Nommé il y a un an, le Premier ministre Edouard Philippe a tenté d’imprimer son propre style. Mais le quinquennat est encore long.
«Je suis à peu près d’accord sur tout avec Emmanuel Macron. Mais je ne crois pas du tout à ses chances », déclarait Edouard Philippe fin 2016. Les mois suivants lui ont donné tort : non seulement le candidat marcheur a été élu à l’Elysée, mais il a nommé, à la surprise générale, l’ancien maire du Havre Premier ministre.
Il y a un an presque jour pour jour, Edouard Philippe, largement inconnu du grand public, passait ainsi de l’ombre à la lumière de Matignon. Un costume qu’il a su endosser, «au service de l’Etat et avec un sérieux attentif», selon les mots qu’il avait employés lors de sa prise de fonctions.
Un rôle en première ligne
«Ce n’est pas simple, mais ce n’est pas l’enfer», concède-t-il aujourd’hui. En douze mois, le chef du gouvernement a su imposer son style au côté d’Emmanuel Macron. D’abord, en montant systématiquement au créneau pour défendre les réformes impopulaires de l’exécutif, que ce soit celle du Code du travail en septembre, de l’ISF en janvier ou de l’immigration en février.
«Je suis là pour faire du Macron, pas du Juppé», a d’ailleurs assuré cet ancien proche du maire de Bordeaux, dans un entretien au Monde, lundi. L’occasion pour lui de réaffirmer que le programme du quinquennat sera «dense jusqu’au bout». «Il applique consciencieusement, sans couacs et sans tensions avec Macron, la feuille de route présidentielle. Et ça, ça plaît. Comme son image à la fois ferme et décomplexée», analyse Frédéric Dabi, directeur général adjoint de l’Ifop.
Avec l’ambition d’allier pédagogie et action, Edouard Philippe n’a pas non plus hésité à aller au contact pour déminer, ces cinq derniers mois, des dossiers explosifs, tels que Notre-Dame-des-Landes, la SNCF ou encore la Nouvelle-Calédonie. En témoignent aussi les «délocalisations» de Matignon dans le Lot, en décembre, et dans le Cher, en mai, pour «se rapprocher» des Français et des acteurs locaux.

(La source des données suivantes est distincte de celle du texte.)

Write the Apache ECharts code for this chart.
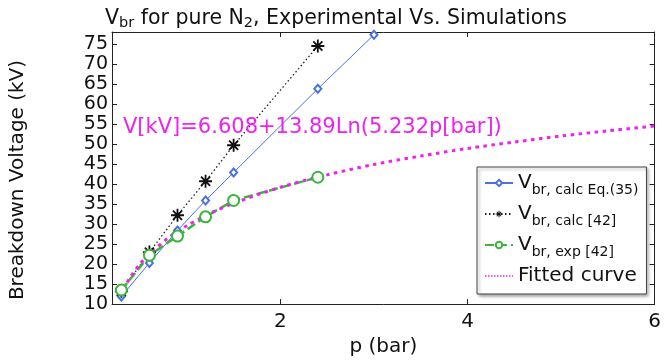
<!DOCTYPE html>
<html>
<head>
<meta charset="utf-8">
<script src="https://cdn.jsdelivr.net/npm/echarts@6/dist/echarts.min.js"></script>
<style>
  html, body { margin: 0; padding: 0; background: #fff; }
  #main { width: 664px; height: 362px; }
</style>
</head>
<body>
<div id="main"></div>
<script>
// values
const pressure = [0.3, 0.6, 0.9, 1.2, 1.5, 2.4, 3.0];
const calcEq35 = [11.9, 20.3, 28.4, 35.9, 42.9, 63.8, 77.3];
const calc42 = [13.2, 23.0, 32.2, 40.7, 49.7, 74.5];
const exp42 = [13.5, 22.2, 27.0, 31.8, 35.9, 41.7];
// fitted curve, points
const fitP = [0.28, 0.4, 0.5, 0.6, 0.8, 1.0, 1.25, 1.5, 2.0, 2.5, 3.0, 3.5, 4.0, 4.5, 5.0, 5.5, 6.0];
const fitV = [11.9, 16.9, 20.0, 22.5, 26.5, 29.6, 32.7, 35.2, 39.2, 42.3, 44.9, 47.0, 48.9, 50.5, 52.0, 53.3, 54.5];

const legendLabels = {
  calcEq35: '{v|V}{s|br, calc Eq.(35)}',
  calc42: '{v|V}{s|br, calc [42]}',
  exp42: '{v|V}{s|br, exp [42]}',
  fit: '{v|Fitted curve}'
};

function pairs(xs, ys) {
  return ys.map((y, i) => [xs[i], y]);
}

const font = 'DejaVu Sans';
// asterisk marker (plus + cross)
const star = 'path://M-1.4,-10 L1.4,-10 L1.4,10 L-1.4,10 Z M-10,-1.4 L10,-1.4 L10,1.4 L-10,1.4 Z ' +
  'M-6,-8 L8,6 L6,8 L-8,-6 Z M6,-8 L8,-6 L-6,8 L-8,6 Z';

const axisLine = { show: true, lineStyle: { color: '#222', width: 1 } };
const tick = { show: true, inside: true, length: 5, lineStyle: { color: '#222' } };

let chart = echarts.init(document.getElementById('main'));
let option = {
  animation: false,
  title: {
    text: '{a|V}{s|br}{a| for pure N}{s|2}{a|, Experimental Vs. Simulations}',
    left: 100,
    top: 2,
    textStyle: {
      fontWeight: 'normal',
      rich: {
        a: { fontFamily: font, fontSize: 20.5, fontWeight: 'normal', color: '#111', lineHeight: 24 },
        s: { fontFamily: font, fontSize: 14.5, fontWeight: 'normal', color: '#111', lineHeight: 8, verticalAlign: 'bottom' }
      }
    }
  },
  grid: { left: 112, right: 6, top: 32, bottom: 56 },
  legend: {
    data: [
      { name: 'calcEq35' },
      { name: 'calc42' },
      { name: 'exp42' },
      { name: 'fit', itemStyle: { opacity: 0 }, lineStyle: { width: 1.5, type: [1.5, 1.5] } }
    ],
    orient: 'vertical',
    left: 477,
    top: 167,
    padding: [3, 8, 5, 7],
    itemGap: 4,
    itemWidth: 28,
    itemHeight: 8,
    backgroundColor: '#fff',
    borderColor: '#444',
    borderWidth: 1,
    shadowColor: 'rgba(0,0,0,0.35)',
    shadowBlur: 3,
    shadowOffsetX: 2,
    shadowOffsetY: 2,
    formatter: name => legendLabels[name],
    textStyle: {
      rich: {
        v: { fontFamily: font, fontSize: 20, color: '#111', height: 26, lineHeight: 26 },
        s: { fontFamily: font, fontSize: 14, color: '#111', height: 12, lineHeight: 12, verticalAlign: 'bottom' }
      }
    }
  },
  xAxis: [
    {
      type: 'value', min: 0.2, max: 6, minInterval: 2, maxInterval: 2,
      name: 'p (bar)', nameLocation: 'middle', nameGap: 28,
      nameTextStyle: { fontFamily: font, fontSize: 20, color: '#111' },
      axisLine: axisLine, axisTick: tick, splitLine: { show: false },
      axisLabel: { fontFamily: font, fontSize: 20, color: '#111', margin: 8, showMinLabel: false }
    },
    {
      type: 'value', position: 'top', min: 0.2, max: 6, minInterval: 2, maxInterval: 2,
      axisLine: axisLine, axisTick: tick, splitLine: { show: false },
      axisLabel: { show: false }
    }
  ],
  yAxis: [
    {
      type: 'value', min: 10, max: 78, interval: 5,
      axisLine: axisLine, axisTick: tick, splitLine: { show: false },
      axisLabel: { fontFamily: font, fontSize: 19, color: '#111', margin: 4, showMaxLabel: false }
    },
    {
      type: 'value', position: 'right', min: 10, max: 78, interval: 5,
      axisLine: axisLine, axisTick: tick, splitLine: { show: false },
      axisLabel: { show: false }
    }
  ],
  graphic: [
    {
      type: 'text', x: 18, y: 180, rotation: Math.PI / 2,
      style: {
        text: 'Breakdown Voltage (kV)', font: '20px "DejaVu Sans"', fill: '#111',
        textAlign: 'center', textVerticalAlign: 'middle'
      }
    },
    {
      type: 'text', x: 123, y: 128, z: 10,
      style: {
        text: 'V[kV]=6.608+13.89Ln(5.232p[bar])', font: '21px "DejaVu Sans"', fill: '#ee22ee',
        textAlign: 'left', textVerticalAlign: 'middle'
      }
    }
  ],
  series: [
    {
      name: 'calcEq35', type: 'line', data: pairs(pressure, calcEq35),
      symbol: 'emptyDiamond', symbolSize: [7, 8],
      lineStyle: { color: '#4b70e2', width: 1 },
      itemStyle: { color: '#4b70e2', borderWidth: 1.3 }
    },
    {
      name: 'calc42', type: 'line', data: pairs(pressure, calc42),
      symbol: star, symbolSize: 13,
      lineStyle: { color: '#222', width: 1.3, type: [1.5, 2.5] },
      itemStyle: { color: '#111' }
    },
    {
      name: 'exp42', type: 'line', data: pairs(pressure, exp42),
      symbol: 'emptyCircle', symbolSize: 11,
      lineStyle: { color: '#3cb43c', width: 2.5, type: [9, 4] },
      itemStyle: { color: '#3cb43c', borderWidth: 2 }
    },
    {
      name: 'fit', type: 'line', data: pairs(fitP, fitV), smooth: 0.3,
      showSymbol: false, symbol: 'none',
      lineStyle: { color: '#ee22ee', width: 3, type: [3.5, 4.5] },
      itemStyle: { color: '#ee22ee' }
    }
  ]
};
chart.setOption(option);
</script>
</body>
</html>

Une manière de gouverner qui semble porter ses fruits dans l’opinion. Après un an de pouvoir, l’ex-maire du Havre jouit d’une cote de popularité de 54 % (contre 49 % pour le président), selon un récent sondage Ifop. Une proportion supérieure à la moyenne des Premiers ministres depuis 1981, révèle une étude BVA. Homme de lettres, ses traits d’humour lancés lors de ses conférences de presse n’y seraient pas étrangers.
Un chemin non sans obstacles
Reste que, a priori, sa mission à Matignon pourrait durer encore quatre ans. «Or, dans la Ve République, la fonction de Premier ministre est des plus difficiles. Il concentre les critiques, et est toujours sur la sellette. Philippe n’est pas à l’abri d’un retournement de l’opinion», souligne Frédéric Dabi. Ni de sérieuses embûches, comme la limitation à 80 km/h sur les routes nationales dès cet été, une mesure défendue par Edouard Philippe en personne, mais décriée par la population.
Autre défi, et non des moindres : ne pas apparaître trop dans l’ombre d’Emmanuel Macron, qui «conserve l’aura de grand patron», selon Frédéric Dabi. Car, populaire dans l’électorat de droite, le Premier ministre l’est beaucoup moins auprès de ses collègues de LR, qui lui ont collé l’étiquette de «traître». La porte-parole du parti, Laurence Sailliet, le voit même comme un soldat de l’Elysée, «recruté pour exploser la droite [...] puis exécuter les ordres du président». Une attaque répétée qui, pour l’heure, n’a pas fait dévier l’intéressé de son cap.